— begin Given data —
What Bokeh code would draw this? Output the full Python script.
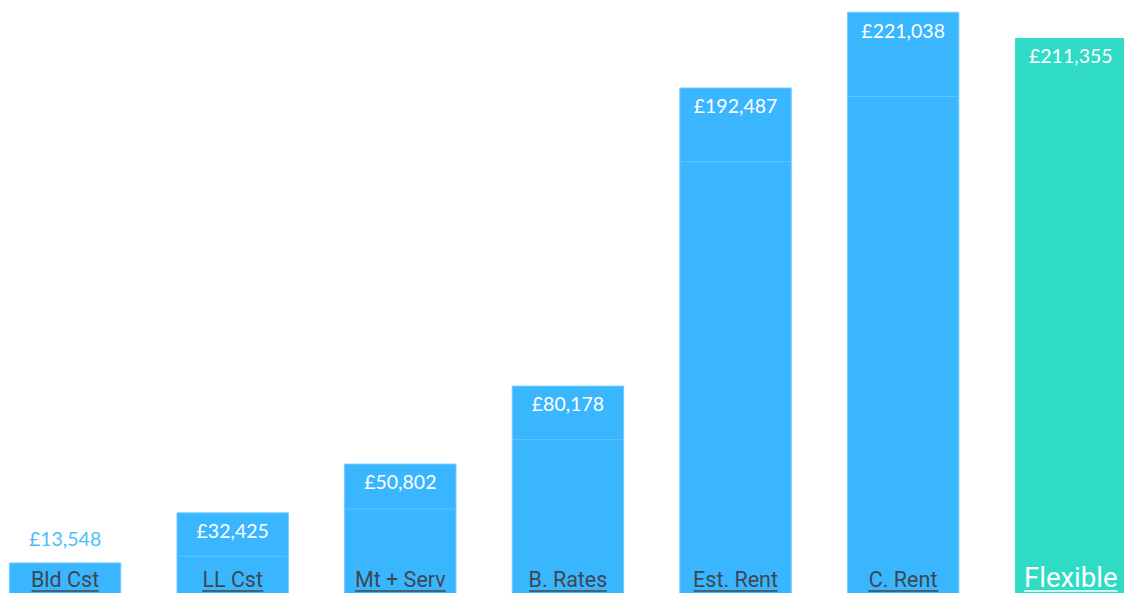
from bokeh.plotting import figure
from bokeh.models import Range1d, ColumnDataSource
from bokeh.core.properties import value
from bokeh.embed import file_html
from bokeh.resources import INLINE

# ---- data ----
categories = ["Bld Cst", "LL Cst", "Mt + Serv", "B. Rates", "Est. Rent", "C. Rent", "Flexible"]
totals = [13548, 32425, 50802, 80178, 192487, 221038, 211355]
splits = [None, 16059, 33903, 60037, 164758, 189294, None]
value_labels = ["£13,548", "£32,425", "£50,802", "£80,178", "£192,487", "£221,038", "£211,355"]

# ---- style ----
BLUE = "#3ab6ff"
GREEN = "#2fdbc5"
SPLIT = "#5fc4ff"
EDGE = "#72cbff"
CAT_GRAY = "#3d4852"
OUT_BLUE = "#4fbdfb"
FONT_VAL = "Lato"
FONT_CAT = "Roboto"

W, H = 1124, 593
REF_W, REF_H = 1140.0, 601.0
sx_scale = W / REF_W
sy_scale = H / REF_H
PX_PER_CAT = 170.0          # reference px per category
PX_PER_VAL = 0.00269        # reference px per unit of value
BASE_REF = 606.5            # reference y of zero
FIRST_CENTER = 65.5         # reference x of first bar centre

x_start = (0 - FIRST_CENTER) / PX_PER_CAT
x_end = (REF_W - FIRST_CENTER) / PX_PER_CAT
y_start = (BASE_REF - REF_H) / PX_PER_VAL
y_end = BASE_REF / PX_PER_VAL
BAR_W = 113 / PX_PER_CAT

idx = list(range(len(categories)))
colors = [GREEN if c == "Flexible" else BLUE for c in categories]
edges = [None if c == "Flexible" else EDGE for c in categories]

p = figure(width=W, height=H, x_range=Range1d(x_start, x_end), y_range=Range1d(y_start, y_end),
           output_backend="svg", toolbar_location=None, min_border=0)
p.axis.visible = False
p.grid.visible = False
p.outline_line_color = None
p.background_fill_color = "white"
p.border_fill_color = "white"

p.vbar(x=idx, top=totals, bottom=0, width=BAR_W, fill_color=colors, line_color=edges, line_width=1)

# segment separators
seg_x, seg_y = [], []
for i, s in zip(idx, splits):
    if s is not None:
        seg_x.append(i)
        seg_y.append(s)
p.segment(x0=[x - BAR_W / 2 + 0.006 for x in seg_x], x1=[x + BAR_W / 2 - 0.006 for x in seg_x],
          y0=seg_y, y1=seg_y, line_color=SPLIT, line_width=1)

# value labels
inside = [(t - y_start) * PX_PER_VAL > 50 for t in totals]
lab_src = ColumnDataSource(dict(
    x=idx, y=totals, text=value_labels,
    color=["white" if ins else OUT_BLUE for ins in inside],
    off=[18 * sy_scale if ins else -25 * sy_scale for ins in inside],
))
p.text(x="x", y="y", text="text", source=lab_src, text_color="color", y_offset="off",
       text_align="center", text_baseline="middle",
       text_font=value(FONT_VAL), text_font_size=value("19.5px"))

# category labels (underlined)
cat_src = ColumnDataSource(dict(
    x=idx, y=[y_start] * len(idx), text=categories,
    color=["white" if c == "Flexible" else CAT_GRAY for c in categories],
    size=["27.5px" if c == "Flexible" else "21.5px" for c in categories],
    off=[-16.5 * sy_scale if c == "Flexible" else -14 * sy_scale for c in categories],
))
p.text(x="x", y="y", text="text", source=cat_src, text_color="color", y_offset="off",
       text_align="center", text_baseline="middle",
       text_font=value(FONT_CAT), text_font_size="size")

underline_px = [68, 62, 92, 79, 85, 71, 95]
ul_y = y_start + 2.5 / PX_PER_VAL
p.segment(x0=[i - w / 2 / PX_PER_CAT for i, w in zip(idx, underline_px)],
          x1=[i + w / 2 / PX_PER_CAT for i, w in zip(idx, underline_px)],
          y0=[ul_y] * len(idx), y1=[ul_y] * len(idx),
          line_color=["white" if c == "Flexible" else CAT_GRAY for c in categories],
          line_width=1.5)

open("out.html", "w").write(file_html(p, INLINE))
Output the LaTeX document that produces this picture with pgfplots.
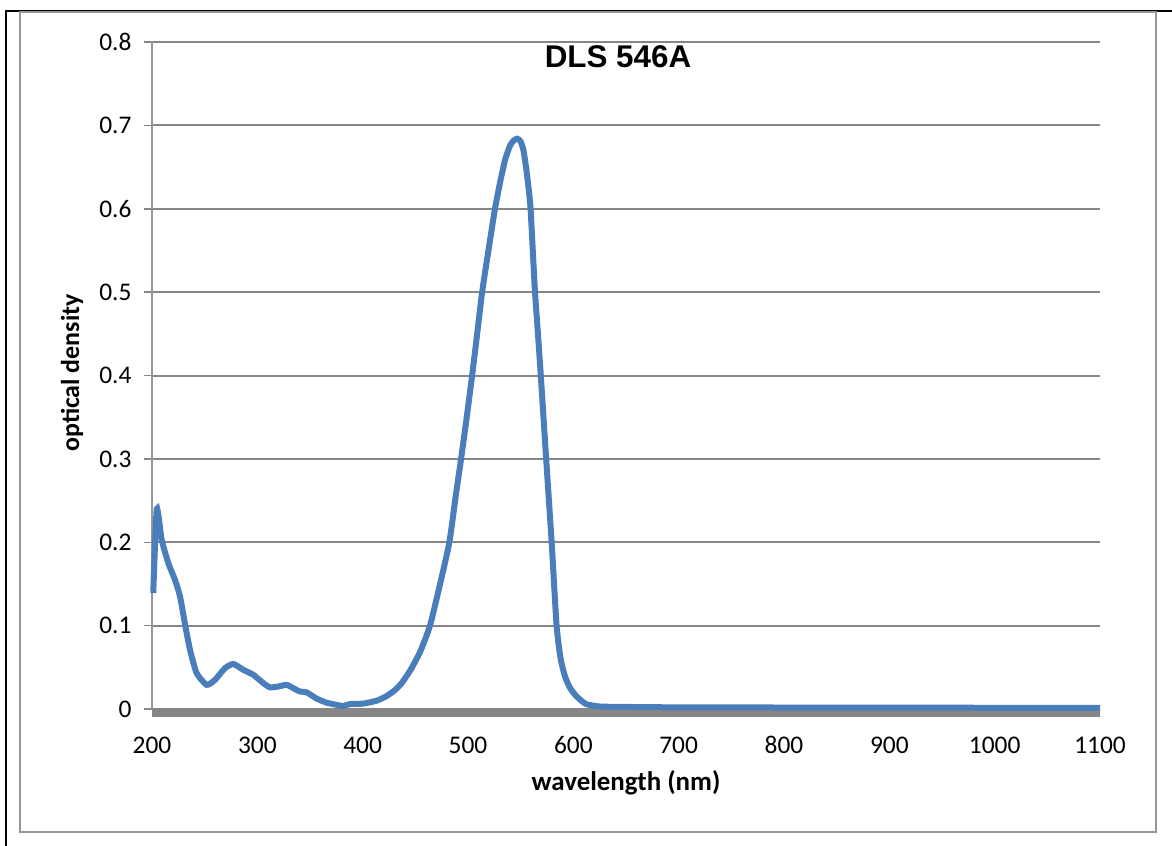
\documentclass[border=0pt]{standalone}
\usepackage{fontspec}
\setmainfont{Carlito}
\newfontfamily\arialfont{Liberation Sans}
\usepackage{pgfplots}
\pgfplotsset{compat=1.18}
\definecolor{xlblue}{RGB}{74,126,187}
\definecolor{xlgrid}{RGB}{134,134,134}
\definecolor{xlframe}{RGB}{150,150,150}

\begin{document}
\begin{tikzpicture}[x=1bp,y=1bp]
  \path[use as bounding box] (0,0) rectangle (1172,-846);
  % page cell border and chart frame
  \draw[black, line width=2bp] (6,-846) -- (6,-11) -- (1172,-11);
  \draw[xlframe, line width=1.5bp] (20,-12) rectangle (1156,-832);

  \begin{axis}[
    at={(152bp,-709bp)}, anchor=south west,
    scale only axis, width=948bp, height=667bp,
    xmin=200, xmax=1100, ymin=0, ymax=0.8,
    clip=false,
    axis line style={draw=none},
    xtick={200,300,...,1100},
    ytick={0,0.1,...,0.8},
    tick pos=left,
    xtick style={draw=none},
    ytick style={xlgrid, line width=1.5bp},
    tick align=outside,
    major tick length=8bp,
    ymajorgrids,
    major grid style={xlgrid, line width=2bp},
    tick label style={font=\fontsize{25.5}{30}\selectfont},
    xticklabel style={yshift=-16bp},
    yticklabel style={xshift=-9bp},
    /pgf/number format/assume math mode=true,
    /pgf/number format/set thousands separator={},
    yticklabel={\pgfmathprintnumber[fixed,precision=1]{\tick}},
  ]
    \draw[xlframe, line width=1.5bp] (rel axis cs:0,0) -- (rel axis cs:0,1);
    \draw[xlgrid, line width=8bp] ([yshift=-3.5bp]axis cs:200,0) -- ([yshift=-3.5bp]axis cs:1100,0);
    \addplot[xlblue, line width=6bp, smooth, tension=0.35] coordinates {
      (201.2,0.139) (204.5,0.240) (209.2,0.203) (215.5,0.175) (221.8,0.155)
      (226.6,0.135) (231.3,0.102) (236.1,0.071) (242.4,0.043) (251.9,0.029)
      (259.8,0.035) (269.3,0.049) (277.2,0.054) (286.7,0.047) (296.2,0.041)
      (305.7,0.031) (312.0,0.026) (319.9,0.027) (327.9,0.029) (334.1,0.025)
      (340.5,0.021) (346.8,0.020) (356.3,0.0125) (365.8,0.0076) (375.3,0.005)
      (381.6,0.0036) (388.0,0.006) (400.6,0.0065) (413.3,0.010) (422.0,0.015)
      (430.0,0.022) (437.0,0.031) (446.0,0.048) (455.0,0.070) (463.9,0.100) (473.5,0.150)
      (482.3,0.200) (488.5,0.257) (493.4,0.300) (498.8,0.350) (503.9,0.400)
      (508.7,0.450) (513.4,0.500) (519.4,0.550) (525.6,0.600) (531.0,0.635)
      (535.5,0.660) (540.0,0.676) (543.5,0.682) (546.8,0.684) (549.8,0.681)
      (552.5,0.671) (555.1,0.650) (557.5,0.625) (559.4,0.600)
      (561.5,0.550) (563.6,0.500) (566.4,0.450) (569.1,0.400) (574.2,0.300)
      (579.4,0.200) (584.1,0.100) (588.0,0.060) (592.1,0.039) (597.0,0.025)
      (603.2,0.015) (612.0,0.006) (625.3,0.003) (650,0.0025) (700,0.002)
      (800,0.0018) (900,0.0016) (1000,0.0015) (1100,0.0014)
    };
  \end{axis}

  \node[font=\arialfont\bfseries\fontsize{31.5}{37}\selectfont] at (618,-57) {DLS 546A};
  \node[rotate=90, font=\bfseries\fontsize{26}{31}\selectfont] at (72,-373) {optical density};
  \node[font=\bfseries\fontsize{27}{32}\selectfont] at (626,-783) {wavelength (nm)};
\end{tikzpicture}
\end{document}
— end Given data —
• Do this: Between the line with "Output the LaTeX" and the line with "(20,-12) rectangle (1156,-832);", ends included, lies the span to copy exactly; copy nothing else and leave out the pictures.

• Response to the exercise:
Output the LaTeX document that produces this picture with pgfplots.
\documentclass[border=0pt]{standalone}
\usepackage{fontspec}
\setmainfont{Carlito}
\newfontfamily\arialfont{Liberation Sans}
\usepackage{pgfplots}
\pgfplotsset{compat=1.18}
\definecolor{xlblue}{RGB}{74,126,187}
\definecolor{xlgrid}{RGB}{134,134,134}
\definecolor{xlframe}{RGB}{150,150,150}

\begin{document}
\begin{tikzpicture}[x=1bp,y=1bp]
  \path[use as bounding box] (0,0) rectangle (1172,-846);
  % page cell border and chart frame
  \draw[black, line width=2bp] (6,-846) -- (6,-11) -- (1172,-11);
  \draw[xlframe, line width=1.5bp] (20,-12) rectangle (1156,-832);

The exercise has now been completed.